Anyway, Apophis referred to Klorel as his son by having "seeded" the queen, meaning that symbiote is a direct child of Apophis' symbiote via direct sexual reproduction. How do we reconcile that with the other thing?
On top of that, the thing about eating the next generation to preserve themselves... well, that's plausible, but given the apparent numbers of the Goa'uld and their apparent rate of reproduction, I'm not sure it would be enough!
and I discussed this and figured out how it could work. Basically, the Goa'uld have three genders-- male, female, and neuter. The females are the queens, naturally. They can spawn any number of offpring, and (given their apparent level of control) can select the gender-- but only when they have been impregnated by a male
. They can spawn without a male-- but the results are always neuter. With a male, they can choose to spawn more males and females for the next generation, but probably most of them are still neuter. This would comprise the vast majority of the Goa'uld we see.
Obviously, breeding females are always queens. But it also seems likely that the breeding males would comprise the body of the System Lords. A neuter might be able to seize power, but he couldn't form a dynasty. Maybe not every breeding male is a System Lord, but every System Lord has to be a breeding male (with the exception of a few queens). With their sons waiting to take their place.

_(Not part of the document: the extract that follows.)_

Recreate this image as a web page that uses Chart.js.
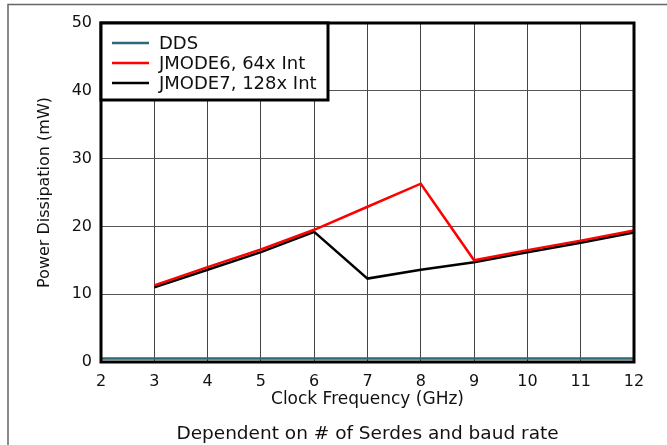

So, with only a limited number of breeding males in existence, and a limited number of breedable offspring, it would be a lot easier to keep their population under control. Instead of chowing down on hundreds/thousands/millions of symbiotes in some sort of massive binging ritual, all they have to do is kill the specific offspring who are a danger to them. Which explains why it appears to be a special ceremony, and why no one else is aware of it.